While the invention has been explained above in connection with, primarily, the apparatus illustrated by FIGS. 1 and 3, it will be easily appreciated from the above explanation that the particular embodiments of FIGS. 1 and 3 are not critical to the apparatus or process. As explained above, to achieve the rapid vaporization of the smoke fluid, it is necessary for the smoke fluid to be presented as a thin film for vaporization purposes and for successful operation of the apparatus and method, that thin film should flow by gravity. When the thin film is flowed by mechanical means or pressure means, channeling of the thin film is likely to occur, and instead of a thin relatively uniform film, rivulets of film may occur, with considerable decrease in surface area of the film and slow vaporization of the smoke fluid.
It will also be appreciated that other important features of the present invention are the substantially vertical disposition of member 2, as explained above, and its tubular configuration.

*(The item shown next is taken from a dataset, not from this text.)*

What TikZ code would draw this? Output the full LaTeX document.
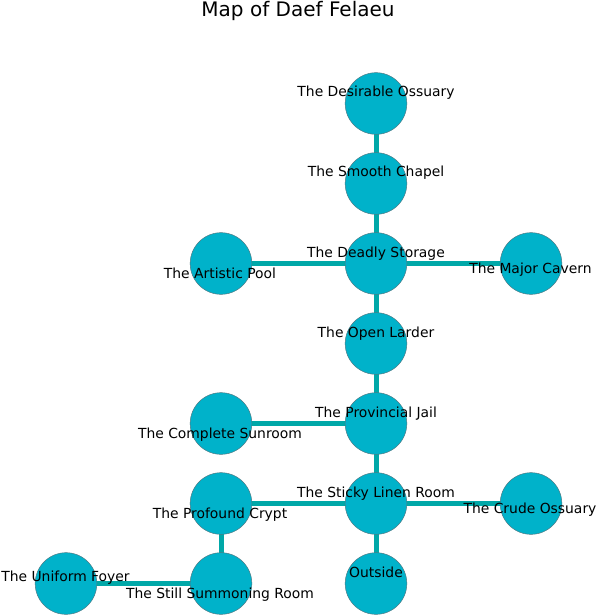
\documentclass[tikz,border=0pt]{standalone}
\usepackage{fontspec}
\setmainfont{DejaVu Sans}
\definecolor{roomfill}{RGB}{0,178,202}
\definecolor{roomedge}{RGB}{80,120,130}
\definecolor{passage}{RGB}{0,168,168}
\begin{document}
\begin{tikzpicture}[x=0.72bp,y=-0.72bp,
  room/.style={circle,fill=roomfill,draw=roomedge,line width=0.35bp,minimum size=44.4bp,inner sep=0pt},
  lbl/.style={anchor=base,inner sep=0pt,font=\fontsize{10bp}{12bp}\selectfont},
  passage line/.style={draw=passage,line width=3.6bp}]
\useasboundingbox (0,0) rectangle (597,615);
\node[anchor=base,inner sep=0pt,font=\fontsize{14.4bp}{17bp}\selectfont] (title) at (298,17) {Map of Daef Felaeu};
% room positions
\coordinate (pDes) at (376,103.5);
\coordinate (pSmo) at (376,183.5);
\coordinate (pDea) at (376,263.5);
\coordinate (pArt) at (221,263.5);
\coordinate (pMaj) at (531,263.5);
\coordinate (pOpe) at (376,343.5);
\coordinate (pPro) at (376,423.5);
\coordinate (pCom) at (221,423.5);
\coordinate (pSti) at (376,503.5);
\coordinate (pPrf) at (221,503.5);
\coordinate (pCru) at (531,503.5);
\coordinate (pOut) at (376,583.5);
\coordinate (pSum) at (221,583.5);
\coordinate (pUni) at (66,583.5);
% passages
\path[passage line] (pDes) -- (pSmo);
\path[passage line] (pSmo) -- (pDea);
\path[passage line] (pDea) -- (pArt);
\path[passage line] (pDea) -- (pMaj);
\path[passage line] (pDea) -- (pOpe);
\path[passage line] (pOpe) -- (pPro);
\path[passage line] (pPro) -- (pCom);
\path[passage line] (pPro) -- (pSti);
\path[passage line] (pSti) -- (pPrf);
\path[passage line] (pSti) -- (pCru);
\path[passage line] (pSti) -- (pOut);
\path[passage line] (pPrf) -- (pSum);
\path[passage line] (pSum) -- (pUni);
% rooms
\node[room] (Des) at (pDes) {};
\node[room] (Smo) at (pSmo) {};
\node[room] (Dea) at (pDea) {};
\node[room] (Art) at (pArt) {};
\node[room] (Maj) at (pMaj) {};
\node[room] (Ope) at (pOpe) {};
\node[room] (Pro) at (pPro) {};
\node[room] (Com) at (pCom) {};
\node[room] (Sti) at (pSti) {};
\node[room] (Prf) at (pPrf) {};
\node[room] (Cru) at (pCru) {};
\node[room] (Out) at (pOut) {};
\node[room] (Sum) at (pSum) {};
\node[room] (Uni) at (pUni) {};
% labels
\node[lbl] (lDes) at (376,97) {The Desirable Ossuary};
\node[lbl] (lSmo) at (376,177) {The Smooth Chapel};
\node[lbl] (lDea) at (376,257) {The Deadly Storage};
\node[lbl] (lArt) at (220,278.8) {The Artistic Pool};
\node[lbl] (lMaj) at (530.5,273.8) {The Major Cavern};
\node[lbl] (lOpe) at (376,337) {The Open Larder};
\node[lbl] (lPro) at (376,417) {The Provincial Jail};
\node[lbl] (lCom) at (220,438.8) {The Complete Sunroom};
\node[lbl] (lSti) at (376,497) {The Sticky Linen Room};
\node[lbl] (lPrf) at (220,518.8) {The Profound Crypt};
\node[lbl] (lCru) at (530,513.5) {The Crude Ossuary};
\node[lbl] (lOut) at (376,577) {Outside};
\node[lbl] (lSum) at (220,598.8) {The Still Summoning Room};
\node[lbl] (lUni) at (65.5,581.3) {The Uniform Foyer};
\end{tikzpicture}
\end{document}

This allows flushing of residues therefrom, allows the advantageous spiral-like gas flow and provides an efficient operation of the device, and without the undesired channeling of the fluid.
Finally, as can be appreciated from the above, the present invention allows such control of the smoke generating fluid and gas, and the temperatures thereof, that almost any desired simulated smoke can be easily and quickly generated or discontinued. This allows the generated smoke to simulate almost any type of fire and, hence, presents very realistic conditions for fire-fighting training.
Having described the invention, it will be quite apparent to those skilled in the art, that many modifications of the above detailed description will be apparent, and it is intended that those modifications be embraced by the spirit and scope of the annexed claims.